Gibt es Informationen, die bewusst anders dargestellt wurden, um ein Missverständnis oder sogar eine Panik in der Bevölkerung zu vermeiden?

Nein. Die klare Kommunikation war in dieser Krise eigentlich das Thema, das uns am meisten beschäftigte. Mir ist aufgefallen, dass in der Coronazeit alle Menschen sehr genau und auch sehr kritisch geschaut haben, was wir machen und was wir sagen. Jedes unserer Worte wurde auf die Goldwaage gelegt. Es war deshalb sehr wichtig, dass wir sehr klar  informiert haben, damit möglichst bei allen dieselbe Botschaft ankommt.

Was konnten Sie an Gutem von der Pandemie mitnehmen?

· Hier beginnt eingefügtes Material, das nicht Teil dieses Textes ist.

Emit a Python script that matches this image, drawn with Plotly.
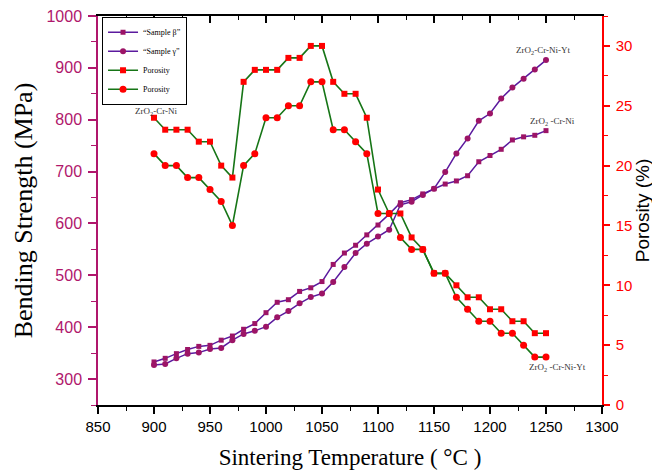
import plotly.graph_objects as go

temps = list(range(900, 1251, 10))

strength_cr_ni = [333, 340, 349, 357, 363, 365, 375, 383, 396, 407,
                  428, 448, 453, 469, 476, 488, 521, 543, 558, 578,
                  597, 618, 640, 646, 657, 667, 676, 682, 692, 719,
                  731, 743, 761, 767, 770, 779]
strength_yt = [327, 329, 340, 349, 351, 358, 360, 375, 387, 393,
               401, 419, 431, 446, 458, 465, 487, 516, 543, 561,
               575, 588, 636, 642, 655, 667, 699, 735, 764, 798,
               812, 841, 862, 879, 897, 915]

porosity_cr_ni = [24, 23, 23, 23, 22, 22, 20, 19, 27, 28,
                  28, 28, 29, 29, 30, 30, 27, 26, 26, 24,
                  18, 16, 16, 14, 13, 11, 11, 10, 9, 9,
                  8, 8, 7, 7, 6, 6]
porosity_yt = [21, 20, 20, 19, 19, 18, 17, 15, 20, 21,
               24, 24, 25, 25, 27, 27, 23, 23, 22, 21,
               16, 16, 14, 13, 13, 11, 11, 9, 8, 7,
               7, 6, 6, 5, 4, 4]

names = ["\u201cSample \u03b2\u201d", "\u201cSample \u03b3\u201d", "Porosity", "Porosity"]

PURPLE = "#5B1A9E"
MAG = "#9C1466"
AXMAG = "#B0176C"
GREEN = "#167516"
RED = "#FF0000"

fig = go.Figure()
fig.add_trace(go.Scatter(x=temps, y=strength_cr_ni, name=names[0], mode="lines+markers",
                         line=dict(color=PURPLE, width=1.5),
                         marker=dict(symbol="square", size=5, color=MAG)))
fig.add_trace(go.Scatter(x=temps, y=strength_yt, name=names[1], mode="lines+markers",
                         line=dict(color=PURPLE, width=1.5),
                         marker=dict(symbol="circle", size=6, color=MAG)))
fig.add_trace(go.Scatter(x=temps, y=porosity_cr_ni, name=names[2], mode="lines+markers",
                         yaxis="y2", line=dict(color=GREEN, width=1.6),
                         marker=dict(symbol="square", size=6, color=RED)))
fig.add_trace(go.Scatter(x=temps, y=porosity_yt, name=names[3], mode="lines+markers",
                         yaxis="y2", line=dict(color=GREEN, width=1.6),
                         marker=dict(symbol="circle", size=7, color=RED)))
# empty trace to activate the top (mirror) axis
fig.add_trace(go.Scatter(x=[], y=[], xaxis="x2", showlegend=False, hoverinfo="skip"))

ann_font = dict(family="Liberation Serif", size=9, color="#333333")
annotations = [
    dict(x=902, y=24.5, xref="x", yref="y2", text="ZrO<sub>2</sub>-Cr-Ni"),
    dict(x=1247, y=934, xref="x", yref="y", text="ZrO<sub>2</sub>-Cr-Ni-Yt"),
    dict(x=1256, y=797, xref="x", yref="y", text="ZrO<sub>2</sub> -Cr-Ni"),
    dict(x=1260, y=3.1, xref="x", yref="y2", text="ZrO<sub>2</sub> -Cr-Ni-Yt"),
]
for a in annotations:
    a.update(showarrow=False, font=ann_font)

# page body has an 8px default margin, so the figure is sized/offset to compensate
fig.update_layout(
    width=652, height=464,
    margin=dict(l=90, r=58, t=8, b=67, autoexpand=False),
    paper_bgcolor="white", plot_bgcolor="white",
    showlegend=True,
    legend=dict(x=0.008, y=0.998, xanchor="left", yanchor="top",
                bgcolor="white", bordercolor="black", borderwidth=1,
                font=dict(family="Liberation Serif", size=8, color="black"),
                tracegroupgap=0, itemwidth=30),
    annotations=annotations,
    xaxis=dict(range=[850, 1300], dtick=50, tick0=850, showgrid=False, zeroline=False,
               automargin=False, ticklabeloverflow="allow",
               showline=True, linecolor="black", linewidth=1.5,
               ticks="outside", ticklen=7, tickwidth=1.5, tickcolor="black",
               minor=dict(dtick=25, ticks="outside", ticklen=4, tickcolor="black", tickwidth=1.2),
               tickfont=dict(family="Liberation Sans", size=15, color="black"),
               title=dict(text="Sintering Temperature ( \u00b0C )",
                          font=dict(family="Liberation Serif", size=23, color="black"),
                          standoff=15)),
    xaxis2=dict(range=[850, 1300], dtick=50, tick0=850, overlaying="x", side="top",
                anchor="y", showgrid=False, zeroline=False, showticklabels=False,
                automargin=False,
                showline=True, linecolor="black", linewidth=1.5,
                ticks="inside", ticklen=7, tickwidth=1.5, tickcolor="black",
                minor=dict(dtick=25, ticks="inside", ticklen=4, tickcolor="black", tickwidth=1.2)),
    yaxis=dict(range=[250, 1000], dtick=100, tick0=300, showgrid=False, zeroline=False,
               automargin=False, ticklabeloverflow="allow",
               showline=True, linecolor=AXMAG, linewidth=1.5,
               ticks="outside", ticklen=8, tickwidth=1.5, tickcolor=AXMAG,
               minor=dict(dtick=50, ticks="outside", ticklen=5, tickcolor=AXMAG, tickwidth=1.2),
               tickfont=dict(family="Liberation Sans", size=16, color=AXMAG),
               ticklabelstandoff=3,
               title=dict(text="Bending Strength (MPa)",
                          font=dict(family="Liberation Serif", size=26, color="black"),
                          standoff=6)),
    yaxis2=dict(range=[0, 32.5], dtick=5, tick0=0, overlaying="y", side="right",
                showgrid=False, zeroline=False, automargin=False, ticklabeloverflow="allow",
                showline=True, linecolor=RED, linewidth=1.5,
                ticks="outside", ticklen=6, tickwidth=1.5, tickcolor=RED,
                minor=dict(dtick=2.5, ticks="outside", ticklen=4, tickcolor=RED, tickwidth=1.2),
                tickfont=dict(family="Liberation Sans", size=15, color=RED),
                ticklabelstandoff=3,
                title=dict(text="Porosity (%)",
                           font=dict(family="Liberation Sans", size=19, color="black"),
                           standoff=4)),
)

fig.write_html("out.html")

Ich finde es grossartig, wie unsere jungen Menschen diese Zeit gemeistert haben. Sie haben das sehr gut gemacht. Und ich spüre auch, dass die jungen Menschen die Schule wieder mehr schätzen.
Wirklich ein ganz schöner Tag war jener, an dem die obligatorischen Schulen wieder geöffnet wurden. Ich wohne ja neben einem Schulhaus, und sah, dass die Lehrerinnen und Lehrer Ballone aufgehängt und «Herzlich Willkommen» hingeschrieben hatten. Alle freuten sich darüber, dass die Kinder wieder kommen und die Schule wieder stattfand. Das hat mich wirklich sehr gefreut.

 


Maria Schmid und Robert Dätwyler besuchen am LG die Klasse 4d.